In a press conference right after confirming their veto, CUP MP Eulàlia Reguant said that “rather than vetoing, CUP decided to continue working alongside the Catalan Government and ‘Junts Pel Sí’” and was open to negotiations for the 2017 bill “if necessary”. “We want to do it right and make clear that the amendment reflect our aim to work together”, she stated.
According to CUP MP Albert Botran “the draft should have been discussed and agreed between the pro-independence forces before putting it to vote”. He considered this procedure “a mistake which should not be repeated” and emphasised “the lack of seriousness regarding time management”. As opposed to Munté, this CUP MP considered “this disagreement” not to affect “the deep roots of the pro-independence process”. “The negotiations are still ongoing and this involves eventual disagreements”, he stated.
In a similar vein, Reguant insisted that the CUP “guarantees and will continue to guarantee stability regarding the pro-independence declaration approved by the Parliament on the 9th of November and its future deployment”.
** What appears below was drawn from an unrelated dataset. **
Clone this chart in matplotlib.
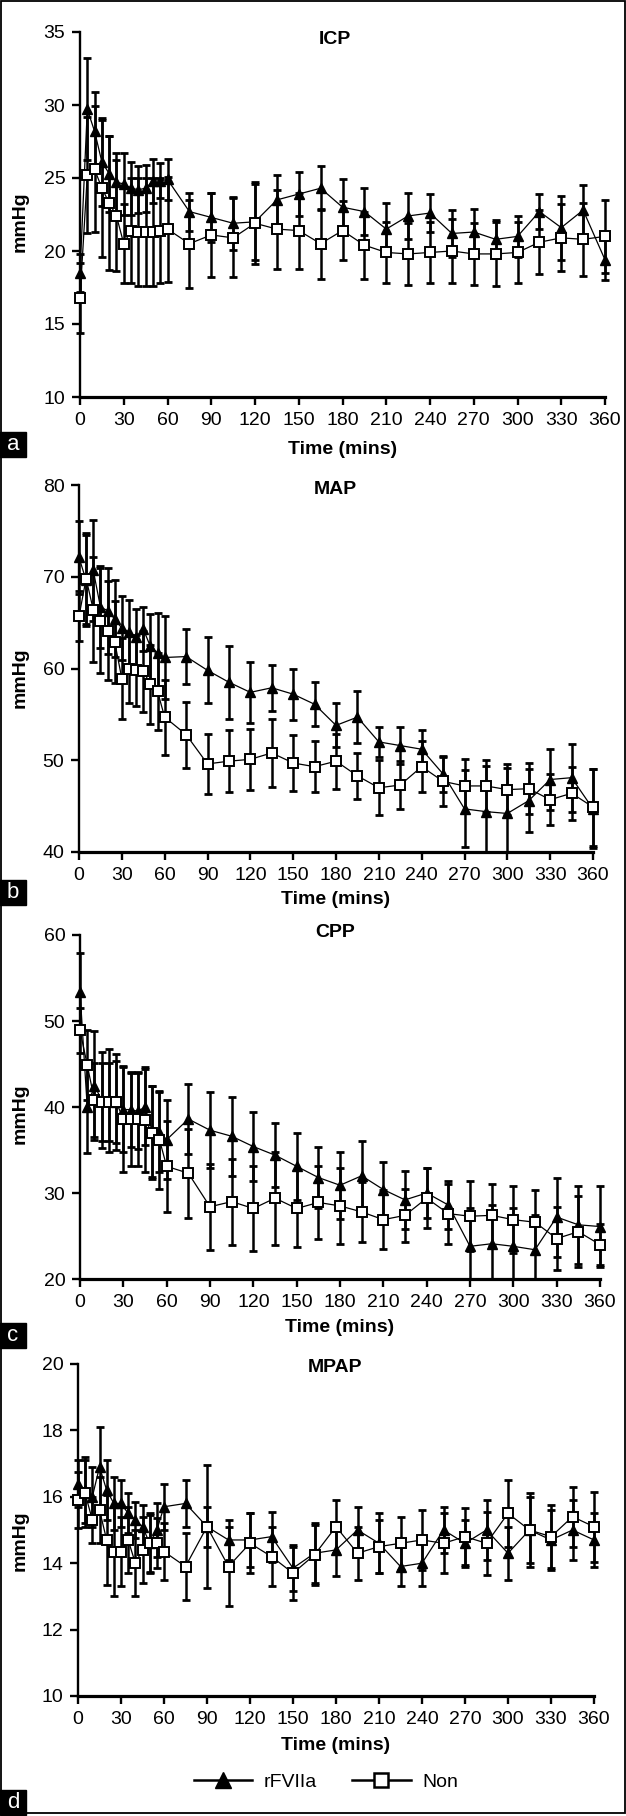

A stability agreement in exchange for Mas’ resignation
On the 3rd of January 2016, CUP ultimately decided to reject former Catalan President Artur Mas’ candidature and insisted that they wouldn’t facilitate his investiture. In response, Mas accused the party of being “intransigent” and not having “a sense of state”.
A week later, pro-independence forces ‘Junts Pel Sí’ and CUP, which together have a majority of 72 seats in the Catalan Chamber, reached an agreement to resolve the presidency of the new Catalan government and launch the independence roadmap. Mas decided to step aside and the president of the Association of Municipalities for Independence (AMI) and mayor of Girona, Carles Pugidemont, was appointed as a candidate of consensus. In exchange for this, some of CUP’s MPs resigned in order to guarantee the stability of the new government.
The agreement also established that two CUP MPs were to join ‘Junts Pel Sí’ parliamentary activity so that “the government’s proposals wouldn’t be rejected every now and then”, stated Mas back then. He was referring to possible future vetoes from CUP that, this week, have actually materialised.